The pasta absorbs that salt as it cooks. It seasons from the inside out in a way that adding salt later just can’t match.
Getting the Texture Right
The sauce should coat the back of a spoon but still drip off easily. If it’s too thick, add more pasta water a splash at a time.
If it’s too thin, let it simmer a bit longer. Just keep that heat low so the cream doesn’t split.
Why Undercook Your Pasta
Taking the pasta off a minute early means it finishes cooking in the sauce. This lets it soak up all that garlicky, cheesy flavor.
Pasta that’s cooked separately and then just tossed in sauce never tastes as good. Those final minutes of bubbling together make a huge difference.
The Lemon Juice Decision
Some people skip the lemon juice because they think it’ll make the sauce taste sour. It won’t if you use the right amount.

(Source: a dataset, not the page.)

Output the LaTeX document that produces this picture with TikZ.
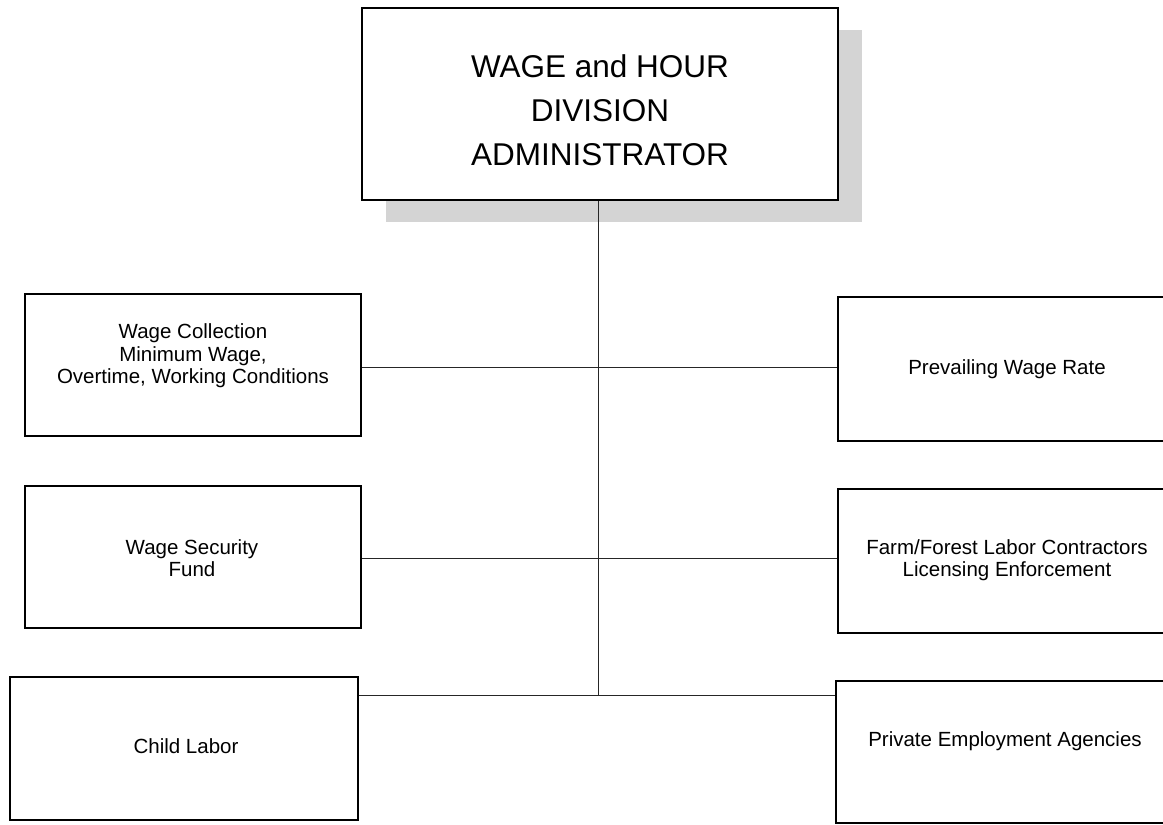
\documentclass[tikz,border=0pt]{standalone}
\usepackage{fontspec}
\setmainfont{Liberation Sans}
\usetikzlibrary{shadows,patterns}
\begin{document}
\begin{tikzpicture}[x=1pt,y=-1pt,
  box/.style={draw=black, line width=1.4pt, fill=white, inner sep=0pt},
  headbox/.style={box, drop shadow={shadow xshift=24pt, shadow yshift=-22pt,
      opacity=1, fill=black!17}},
  lbl/.style={align=center, inner sep=0pt, font=\fontsize{20.5}{22.5}\selectfont},
  head/.style={align=center, inner sep=0pt, font=\fontsize{31.5}{44}\selectfont},
  link/.style={line width=0.9pt, draw=black!85}]
\useasboundingbox (0,0) rectangle (1163,825);

% head of the division
\node[headbox, minimum width=476pt, minimum height=192pt] (admin) at (600,104) {};
\node[head] (adminT) at (600,110) {WAGE and HOUR\\DIVISION\\ADMINISTRATOR};

% units on the left
\node[box, minimum width=336pt, minimum height=142pt] (wc) at (193,365) {};
\node[box, minimum width=336pt, minimum height=142pt] (ws) at (193,557) {};
\node[box, minimum width=348pt, minimum height=143pt] (cl) at (184,748.5) {};

% units on the right
\node[box, minimum width=338pt, minimum height=144pt] (pw) at (1007,369) {};
\node[box, minimum width=338pt, minimum height=144pt] (ff) at (1007,561) {};
\node[box, minimum width=340pt, minimum height=142pt] (pe) at (1006,752) {};

% unit labels
\node[lbl] (wcT) at (193,356) {Wage Collection\\Minimum Wage,\\Overtime, Working Conditions};
\node[lbl] (wsT) at (192,558) {Wage Security\\Fund};
\node[lbl] (clT) at (186,746) {Child Labor};
\node[lbl] (pwT) at (1007,369) {Prevailing Wage Rate};
\node[lbl] (ffT) at (1007,560) {Farm/Forest Labor Contractors\\Licensing Enforcement};
\node[lbl] (peT) at (1005,741) {Private Employment Agencies};

% junctions on the spine
\coordinate (j1) at (598,367);
\coordinate (j2) at (598,558);
\coordinate (j3) at (598,695);

% connectors
\draw[link] (admin.south -| j3) -- (j3);
\draw[link] (j1 -| wc.east) -- (j1 -| pw.west);
\draw[link] (j2 -| ws.east) -- (j2 -| ff.west);
\draw[link] (j3 -| cl.east) -- (j3 -| pe.west);
\end{tikzpicture}
\end{document}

Start with half a tablespoon if you’re nervous. You can always add more. It adds brightness without making it taste like lemon pasta.
Mix it in right at the very end after you turn off the heat. This keeps the acid from messing with the cream.
Quick Tips for Perfect Results
Grate your Parmesan fresh right before cooking. Pre-grated cheese has additives that keep it from clumping but also keep it from melting smoothly.
Use a big pan so you have room to toss the pasta around. A small pan means clumpy pasta that doesn’t get evenly coated.
Don’t rinse your pasta after draining. That starch on the outside helps the sauce cling better.
Serve it immediately while it’s hot. Cream sauces don’t reheat as well as tomato-based ones.
What Pasta Shape Works Best
Short shapes like penne or rigatoni hold the sauce in their tubes. Long pasta like fettuccine or spaghetti gets coated beautifully.
Honestly anything works. Use whatever you have or whatever sounds good that day.
Common Questions
Can I use milk instead of cream?
You can but it won’t be as thick or rich. If you do, use whole milk and add an extra tablespoon of Parmesan to help it thicken.
How do I store leftovers?
Keep it in the fridge for up to 3 days. The sauce will thicken a lot when cold. Add a splash of milk or cream when reheating and warm it gently on the stove.
Can I make this dairy-free?
Not really. The cream and Parmesan are what make this sauce work. You’d need to use a completely different recipe for dairy-free.
Why did my sauce get grainy?
Either your heat was too high or your Parmesan wasn’t grated fine enough. Next time keep it on lower heat and use a microplane for the cheese.
Can I make a bigger batch?
Yes but don’t just double everything. Make it in two separate batches or the timing gets weird and the sauce can break.